Serenidad es lo que no tengo. Mi humor es pésimo, ella me lo repite constantemente. Ella, por el contrario, pareciera que tiene buen humor para regalar. Después de la rutina de limpieza, se sienta en el borde de mi cama, con un cariño inapropiado que huele a favoritismo, y me habla amistosamente de cómo el pobre Alfie pasó la noche encerrado en el estudio.

"El pobre Alfie pasó la noche encerrado en el estudio. Es bastante tonto....o quizás malicioso. Sí, es pura malicia. Quiero decir, pudo haber maullado para despertarme y pedirme que lo sacara. En lugar de eso, se ensañó con el sillón, la silla de la computadora, las cortinas....Abro la puerta del estudio a las cinco am y es una zona de desastre: un olor sumamente concentrado que da náuseas, y su correspondiente laguna amarilla justo en medio del cuarto; hizo falta un periódico entero para limpiar todo eso. Y ni te hablo de los muebles...hechos jirones, con la felpa por fuera...hasta las cortinas estaban rasgadas de la mitad hacia abajo. Pelos aún volando en el aire, y Alfie como si nada, lamiéndose su patita en una esquina. Qué desastre, por Dios, ¡qué desastre! ¿Te imaginas?"

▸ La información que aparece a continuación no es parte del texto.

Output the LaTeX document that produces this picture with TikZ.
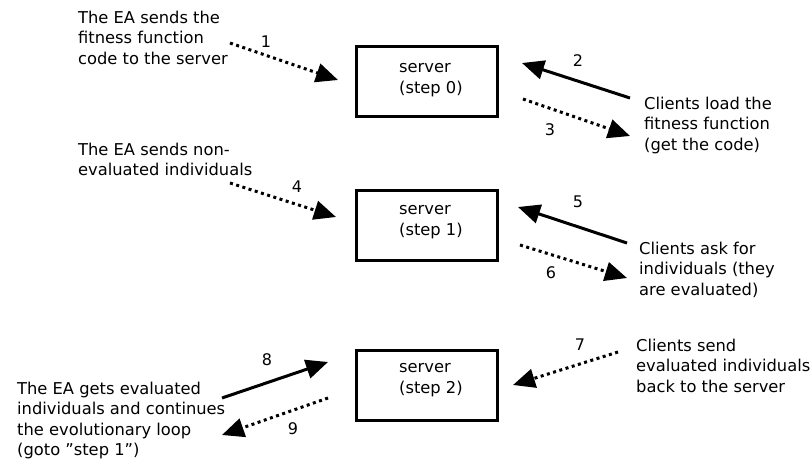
\documentclass[tikz,border=0pt]{standalone}
\usepackage{fontspec}
\setmainfont{DejaVu Sans}
\usetikzlibrary{arrows.meta}
\begin{document}
\begin{tikzpicture}[x=1pt,y=-1pt,
  txt/.style={font=\fontsize{16.3}{20.5}\selectfont, inner sep=0pt, align=left,
    anchor=north west, execute at begin node=\strut},
  num/.style={font=\fontsize{16}{20.5}\selectfont, inner sep=0pt},
  serverbox/.style={draw, line width=3pt, minimum width=141pt, minimum height=70pt,
    anchor=north west, inner sep=0pt},
  tip/.style={-{Triangle[length=22pt,width=19pt]}},
  solidarrow/.style={tip, line width=3pt},
  dotarrow/.style={tip, line width=3pt, dash pattern=on 3pt off 3.5pt}]
\useasboundingbox[fill=white] (0,0) rectangle (812,464);

% servers
\node[serverbox] (s0) at (354.5,44.5) {};
\node[serverbox] (s1) at (354.5,188.5) {};
\node[serverbox] (s2) at (354.5,348.5) {};
\node[txt] (s0t) at (399,63.2) {server\\(step 0)};
\node[txt] (s1t) at (399,205.2) {server\\(step 1)};
\node[txt] (s2t) at (399,363.2) {server\\(step 2)};

% descriptions
\node[txt] (ea1) at (78,10.7) {The EA sends the\\fitness function\\code to the server};
\node[txt] (cl1) at (644,96.7) {Clients load the\\fitness function\\(get the code)};
\node[txt] (ea2) at (78,142.7) {The EA sends non-\\evaluated individuals};
\node[txt] (cl2) at (639,241.7) {Clients ask for\\individuals (they\\are evaluated)};
\node[txt] (cl3) at (636,338.7) {Clients send\\evaluated individuals\\back to the server};
\node[txt] (ea3) at (17,381.7) {The EA gets evaluated\\individuals and continues\\the evolutionary loop\\(goto \symbol{34}step 1\symbol{34})};

% arrow ends
\coordinate (a1s) at (230,43);  \coordinate (a1e) at (338,80);
\coordinate (a2s) at (630,98);  \coordinate (a2e) at (522,63);
\coordinate (a3s) at (523,99);  \coordinate (a3e) at (630,136);
\coordinate (a4s) at (230,183); \coordinate (a4e) at (336,217);
\coordinate (a5s) at (627,243); \coordinate (a5e) at (518,207);
\coordinate (a6s) at (520,245); \coordinate (a6e) at (627,278);
\coordinate (a7s) at (618,352); \coordinate (a7e) at (513,385);
\coordinate (a8s) at (222,398); \coordinate (a8e) at (328,362);
\coordinate (a9s) at (328,398); \coordinate (a9e) at (222,435);

\draw[dotarrow] (a1s) -- (a1e);
\draw[solidarrow] (a2s) -- (a2e);
\draw[dotarrow] (a3s) -- (a3e);
\draw[dotarrow] (a4s) -- (a4e);
\draw[solidarrow] (a5s) -- (a5e);
\draw[dotarrow] (a6s) -- (a6e);
\draw[dotarrow] (a7s) -- (a7e);
\draw[solidarrow] (a8s) -- (a8e);
\draw[dotarrow] (a9s) -- (a9e);

% step numbers
\node[num] (n1) at (266,42) {1};
\node[num] (n2) at (578,61) {2};
\node[num] (n3) at (550,130) {3};
\node[num] (n4) at (297,187) {4};
\node[num] (n5) at (578,202) {5};
\node[num] (n6) at (551,273) {6};
\node[num] (n7) at (580,345) {7};
\node[num] (n8) at (267,360) {8};
\node[num] (n9) at (293,429) {9};
\end{tikzpicture}
\end{document}
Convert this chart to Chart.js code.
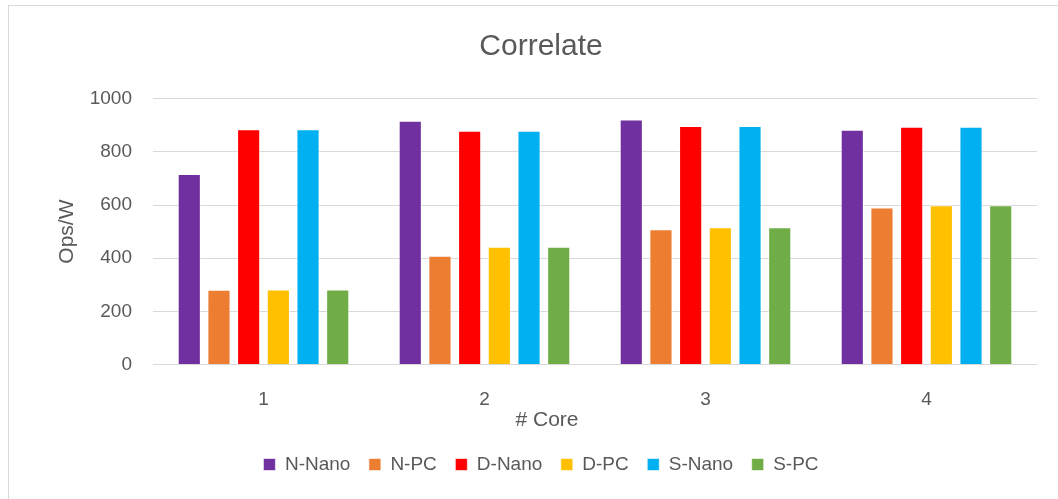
<!DOCTYPE html>
<html>
<head>
<meta charset="utf-8">
<script src="https://cdn.jsdelivr.net/npm/chart.js@4/dist/chart.umd.min.js"></script>
<style>
  html, body { margin: 0; padding: 0; background: #fff; }
  #wrap { position: relative; width: 1058px; height: 499px; overflow: hidden; }
  #frame { position: absolute; left: 8px; top: 5px; width: 1100px; height: 600px; border: 1px solid #d9d9d9; box-sizing: border-box; }
  canvas { position: absolute; left: 0; top: 0; }
</style>
</head>
<body>
<div id="wrap">
  <div id="frame"></div>
  <canvas id="chart" width="1058" height="499"></canvas>
</div>
<script>
// Ops/W per core count
const cores = ['1', '2', '3', '4'];
const nNano = [717, 917, 922, 883];
const nPC = [281, 409, 509, 591];
const dNano = [885, 879, 897, 894];
const dPC = [282, 443, 516, 599];
const sNano = [885, 879, 897, 894];
const sPC = [282, 443, 516, 599];
const yTicks = [0, 200, 400, 600, 800, 1000];

const FONT = "'Liberation Sans', Arial, sans-serif";
const TEXT = '#595959';

function series(label, data, color) {
    return {
        label: label,
        data: data,
        backgroundColor: color,
        borderColor: 'rgba(255,255,255,0.6)',
        borderWidth: 1,
        categoryPercentage: 0.806,
        barPercentage: 0.78
    };
}

// x axis title sits centred on the whole chart frame, not on the plot
const coreTitle = {
    id: 'coreTitle',
    afterDraw(chart) {
        const ctx = chart.ctx;
        ctx.save();
        ctx.fillStyle = TEXT;
        ctx.font = '21px ' + FONT;
        ctx.textAlign = 'center';
        ctx.textBaseline = 'middle';
        ctx.fillText('# Core', 547, 420);
        ctx.restore();
    }
};

new Chart(document.getElementById('chart').getContext('2d'), {
    type: 'bar',
    data: {
        labels: cores,
        datasets: [
            series('N-Nano', nNano, '#7030A0'),
            series('N-PC', nPC, '#ED7D31'),
            series('D-Nano', dNano, '#FF0000'),
            series('D-PC', dPC, '#FFC000'),
            series('S-Nano', sNano, '#00B0F0'),
            series('S-PC', sPC, '#70AD47')
        ]
    },
    plugins: [coreTitle],
    options: {
        responsive: false,
        animation: false,
        layout: { padding: { left: 45, right: 21, top: 29, bottom: 15 } },
        plugins: {
            title: {
                display: true,
                text: 'Correlate',
                color: TEXT,
                font: { family: FONT, size: 30, weight: 'normal' },
                padding: { top: 0, bottom: 33.7 }
            },
            legend: {
                position: 'bottom',
                labels: {
                    color: TEXT,
                    font: { family: FONT, size: 19 },
                    boxWidth: 12,
                    boxHeight: 12,
                    padding: 18.5
                }
            },
            tooltip: { enabled: false }
        },
        scales: {
            x: {
                grid: { display: false },
                border: { display: false },
                ticks: { color: TEXT, font: { family: FONT, size: 19 }, padding: 16 },
                afterFit: s => { s.height = 72; }
            },
            y: {
                min: 0,
                max: 1000,
                afterBuildTicks: axis => { axis.ticks = yTicks.map(v => ({ value: v })); },
                afterFit: s => { s.width = 108; },
                grid: { color: '#d9d9d9', lineWidth: 1, drawTicks: false },
                border: { display: false },
                ticks: {
                    color: TEXT,
                    font: { family: FONT, size: 19 },
                    padding: 21,
                    callback: v => String(v)
                },
                title: {
                    display: true,
                    text: 'Ops/W',
                    color: TEXT,
                    font: { family: FONT, size: 21 },
                    padding: { top: 10, bottom: 9.5 }
                }
            }
        }
    }
});
</script>
</body>
</html>
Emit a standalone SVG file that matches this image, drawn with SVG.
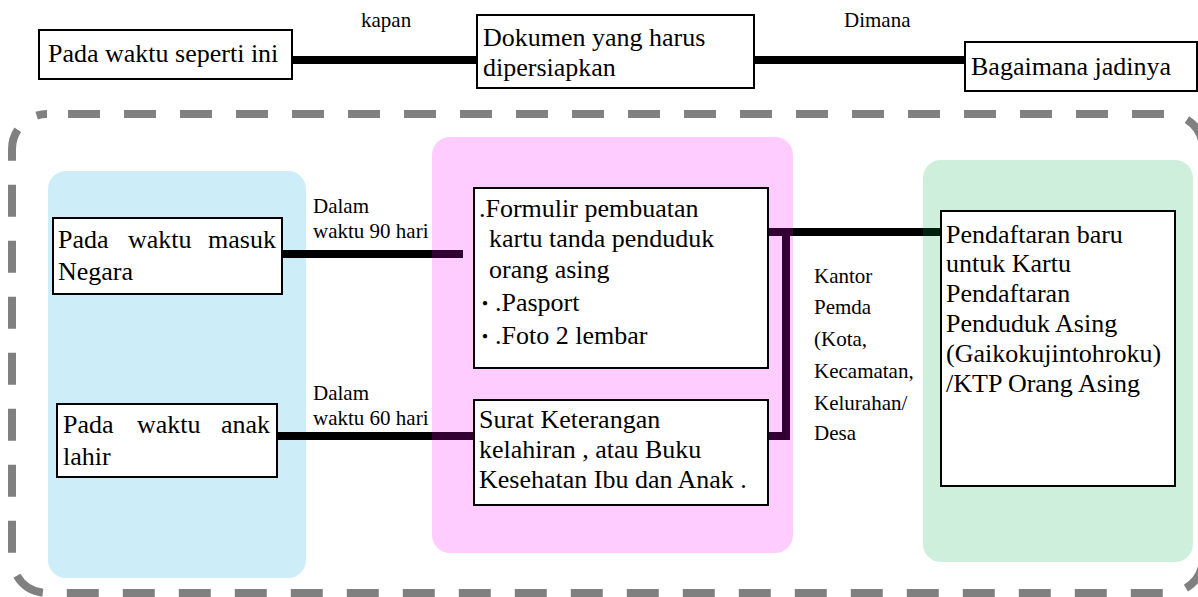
<svg xmlns="http://www.w3.org/2000/svg" width="1198" height="597" viewBox="0 0 1198 597">
  <style>
    .t { font-family: "Liberation Serif", "Times New Roman", Times, serif; fill: #000; }
    .big { font-size: 26px; }
    .lbl { font-size: 21px; }
    .cjk { font-family: "Noto Sans CJK JP", sans-serif; font-size: 20px; }
    .box { fill: #fff; stroke: #000; stroke-width: 2; }
    .wire { fill: none; stroke: #000; stroke-width: 8; }
  </style>
  <rect width="1198" height="597" fill="#fff"/>

  <!-- dashed outer border -->
  <rect id="frame" x="12" y="114" width="1191" height="479" rx="35" ry="35" fill="none" stroke="#808080" stroke-width="8" stroke-dasharray="32 24" stroke-dashoffset="35"/>

  <!-- blue panel (under lines) -->
  <rect id="panel-blue" x="48" y="171" width="258" height="407" rx="18" fill="#cdeef9"/>

  <!-- connectors -->
  <g id="connectors">
    <line class="wire" x1="292" y1="60" x2="477" y2="60"/>
    <line class="wire" x1="754" y1="60" x2="965" y2="60"/>
    <line class="wire" x1="282" y1="254" x2="463" y2="254"/>
    <line class="wire" x1="277" y1="436" x2="474" y2="436"/>
    <polyline class="wire" points="768,436 786,436 786,232"/>
    <line class="wire" x1="768" y1="232" x2="941" y2="232"/>
    <text class="t lbl" x="361" y="27">kapan</text>
    <text class="t lbl" x="844" y="27">Dimana</text>
    <text class="t lbl" x="313" y="213">Dalam</text>
    <text class="t lbl" x="313" y="238">waktu 90 hari</text>
    <text class="t lbl" x="313" y="400">Dalam</text>
    <text class="t lbl" x="313" y="425">waktu 60 hari</text>
    <text class="t lbl" x="814" y="283">Kantor</text>
    <text class="t lbl" x="814" y="314">Pemda</text>
    <text class="t lbl" x="814" y="346">(Kota,</text>
    <text class="t lbl" x="814" y="378">Kecamatan,</text>
    <text class="t lbl" x="814" y="410">Kelurahan/</text>
    <text class="t lbl" x="814" y="440">Desa</text>
  </g>

  <!-- translucent panels over the lines -->
  <rect id="panel-pink" x="432" y="137" width="361" height="416" rx="18" fill="#ff00ff" fill-opacity="0.2"/>
  <rect id="panel-green" x="923" y="160" width="270" height="402" rx="18" fill="#00aa4b" fill-opacity="0.19"/>

  <!-- top row nodes -->
  <g id="node-when">
    <rect class="box" x="39" y="30" width="253" height="49"/>
    <text class="t big" x="48" y="62">Pada waktu seperti ini</text>
  </g>
  <g id="node-docs">
    <rect class="box" x="477" y="15" width="277" height="73"/>
    <text class="t big" x="483" y="46">Dokumen yang harus</text>
    <text class="t big" x="483" y="76">dipersiapkan</text>
  </g>
  <g id="node-result">
    <rect class="box" x="965" y="42" width="232" height="49"/>
    <text class="t big" x="971" y="75">Bagaimana jadinya</text>
  </g>

  <!-- left nodes -->
  <g id="node-entry">
    <rect class="box" x="53" y="218" width="229" height="76"/>
    <text class="t big" x="58" y="248">Pada</text>
    <text class="t big" x="128" y="248">waktu</text>
    <text class="t big" x="276" y="248" text-anchor="end">masuk</text>
    <text class="t big" x="58" y="280">Negara</text>
  </g>
  <g id="node-birth">
    <rect class="box" x="57" y="404" width="220" height="73"/>
    <text class="t big" x="63" y="433">Pada</text>
    <text class="t big" x="137" y="433">waktu</text>
    <text class="t big" x="270" y="433" text-anchor="end">anak</text>
    <text class="t big" x="63" y="465">lahir</text>
  </g>

  <!-- middle nodes -->
  <g id="node-form">
    <rect class="box" x="474" y="188" width="294" height="180"/>
    <text class="t big" x="479" y="217">.Formulir pembuatan</text>
    <text class="t big" x="489" y="247">kartu tanda penduduk</text>
    <text class="t big" x="489" y="278">orang asing</text>
    <text class="t big" x="475" y="311"><tspan class="cjk">・</tspan>.Pasport</text>
    <text class="t big" x="475" y="344"><tspan class="cjk">・</tspan>.Foto 2 lembar</text>
  </g>
  <g id="node-birthcert">
    <rect class="box" x="474" y="400" width="294" height="105"/>
    <text class="t big" x="479" y="428">Surat Keterangan</text>
    <text class="t big" x="479" y="458">kelahiran , atau Buku</text>
    <text class="t big" x="479" y="488">Kesehatan Ibu dan Anak .</text>
  </g>

  <!-- right node -->
  <g id="node-registration">
    <rect class="box" x="941" y="211" width="234" height="275"/>
    <text class="t big" x="946" y="243">Pendaftaran baru</text>
    <text class="t big" x="946" y="272">untuk Kartu</text>
    <text class="t big" x="946" y="302">Pendaftaran</text>
    <text class="t big" x="946" y="332">Penduduk Asing</text>
    <text class="t big" x="946" y="362">(Gaikokujintohroku)</text>
    <text class="t big" x="946" y="392">/KTP Orang Asing</text>
  </g>
</svg>
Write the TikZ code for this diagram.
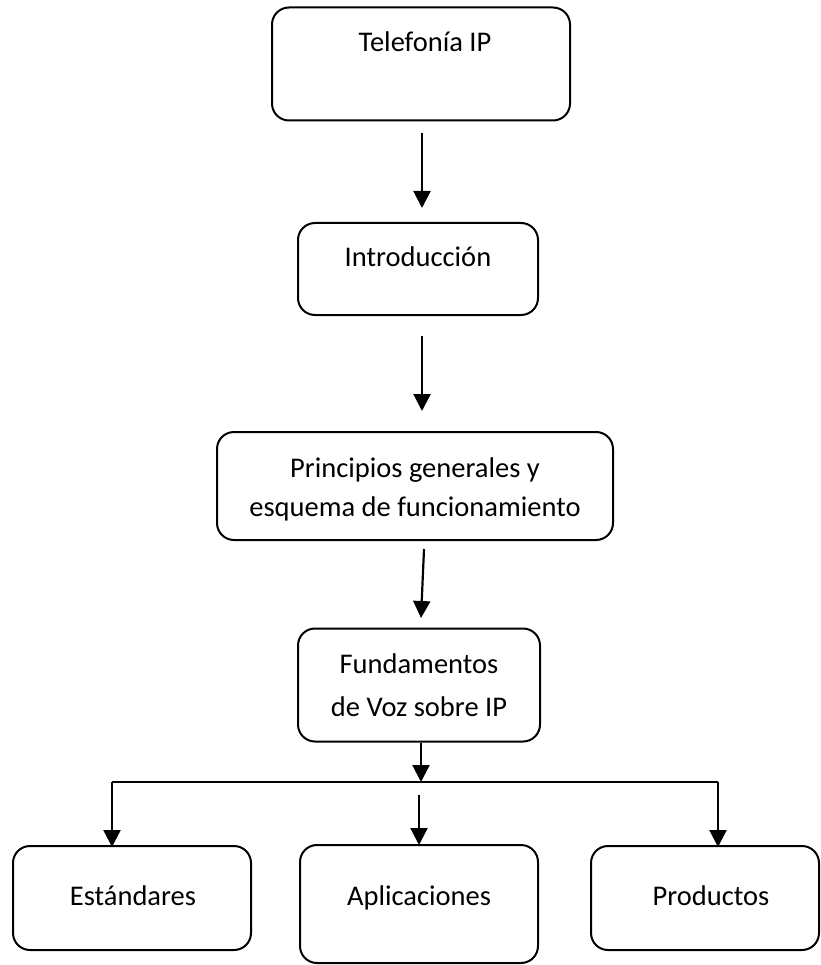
\documentclass[tikz,border=0pt]{standalone}
\usepackage{fontspec}
\setmainfont{Carlito}
\usetikzlibrary{arrows.meta}
\tikzset{
  box/.style={draw, line width=2pt, rounded corners=17pt, inner sep=0pt},
  lbl/.style={inner sep=0pt, anchor=base, font=\fontsize{28.5}{38}\selectfont},
  arr/.style={line width=2.2pt, -{Triangle[width=17pt,length=17pt]}},
  ln/.style={line width=2.2pt}
}
\begin{document}
\begin{tikzpicture}[x=1pt,y=-1pt]
\useasboundingbox (0,0) rectangle (820,965);
% boxes
\node[box, minimum width=298pt, minimum height=113pt] (b1) at (421,64) {};
\node[box, minimum width=240pt, minimum height=92pt] (b2) at (418,269) {};
\node[box, minimum width=396pt, minimum height=108pt] (b3) at (415,486) {};
\node[box, minimum width=242pt, minimum height=113pt] (b4) at (419,685) {};
\node[box, minimum width=238pt, minimum height=104pt] (b5) at (132,898) {};
\node[box, minimum width=238pt, minimum height=118pt] (b6) at (419,904) {};
\node[box, minimum width=228pt, minimum height=104pt] (b7) at (705,898) {};
% labels
\node[lbl] (t1) at (425,52) {Telefonía IP};
\node[lbl] (t2) at (418,266) {Introducción};
\node[lbl] (t3a) at (415,477) {Principios generales y};
\node[lbl] (t3b) at (415,516) {esquema de funcionamiento};
\node[lbl] (t4a) at (419,673) {Fundamentos};
\node[lbl] (t4b) at (419,716) {de Voz sobre IP};
\node[lbl] (t5) at (133,905) {Estándares};
\node[lbl] (t6) at (419,905) {Aplicaciones};
\node[lbl] (t7) at (711,905) {Productos};
% connector ends
\coordinate (a1s) at (422,133);
\coordinate (a1e) at (422,208);
\coordinate (a2s) at (422,336);
\coordinate (a2e) at (422,411);
\coordinate (a3s) at (424,549);
\coordinate (a3e) at (421,618);
\coordinate (hC) at (421,782);
\coordinate (hL) at (112,782);
\coordinate (hR) at (718,782);
\coordinate (eT) at (112,847);
\coordinate (pT) at (718,847);
\coordinate (mS) at (419,795);
\coordinate (mE) at (419,845);
% connectors
\draw[arr] (a1s) -- (a1e);
\draw[arr] (a2s) -- (a2e);
\draw[arr] (a3s) -- (a3e);
\draw[arr] (b4.south -| hC) -- (hC);
\draw[ln] (hL) -- (hR);
\draw[arr] (hL) -- (eT);
\draw[arr] (hR) -- (pT);
\draw[arr] (mS) -- (mE);
\end{tikzpicture}
\end{document}
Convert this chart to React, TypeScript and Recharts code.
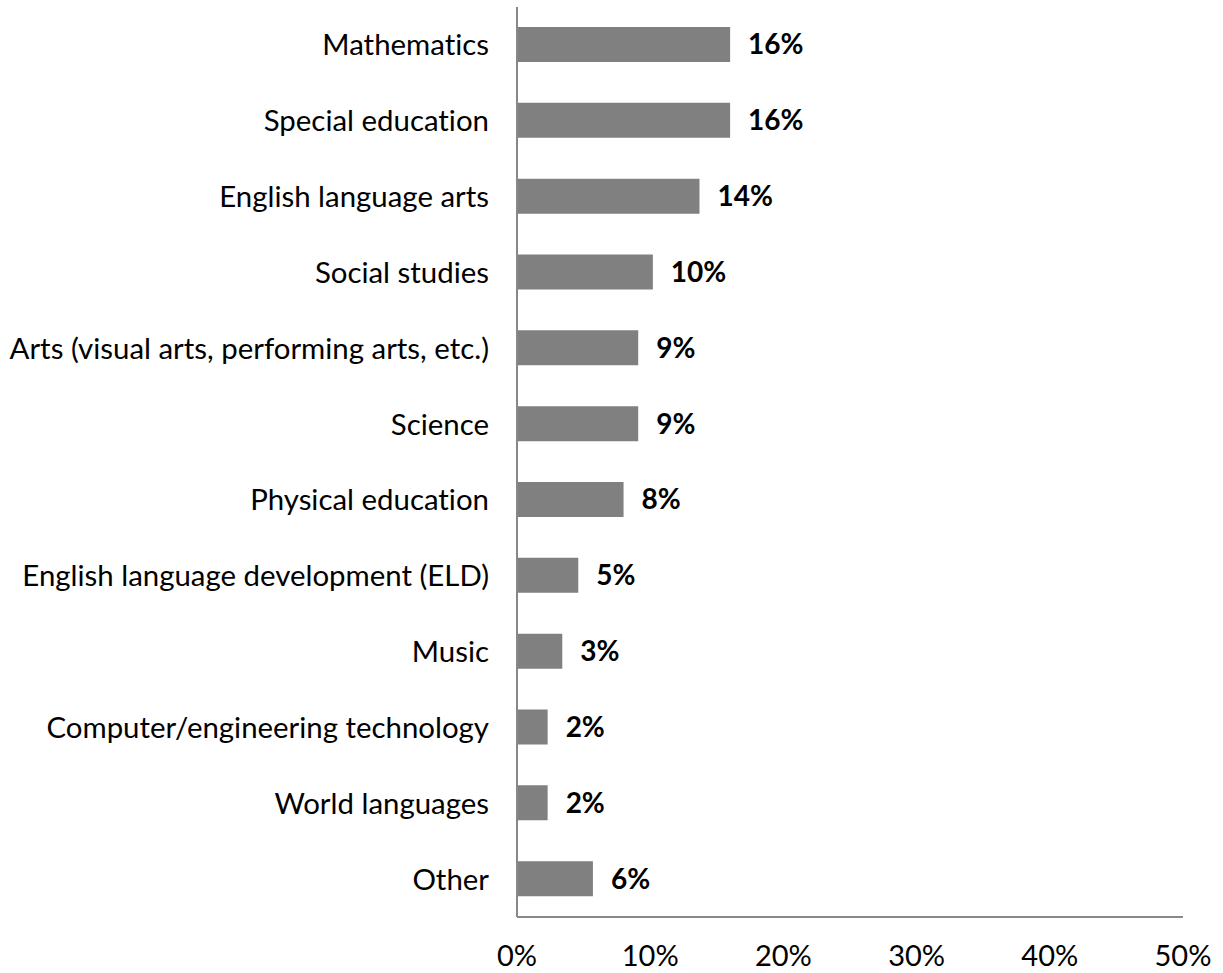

            Quiero gritarle, "¡Sí, me lo imagino! ¡Me lo imagino porque es la misma maldita historia que me cuentas cada maldita mañana!". Y esta mañana vino a desearme feliz navidad. Me hace añicos y luego me felicita. Y mientras tanto, nunca me recupero, aunque ella entra todos los días a prometerme que ya pronto voy a mejorar. Y mira sospechosamente a los lados cuando prepara mis medicinas, como si éstas fueran una poción mágica que alguien quiere robar. Y la felicitan por su entrega desinteresada hacia mí, por dedicarme más horas de las que debe. Y yo, yo ni siquiera puedo hablar para maldecir a Alfie. No lo conozco, no sé si existe, pero lo detesto como detesto el cloruro de potasio. Y ahí está ella, como siempre, de espaldas a mí, preparando mi inyección de las ocho y treinta, y quiero llorar cuando la oigo afirmar dulcemente, "nadie te cuida como yo".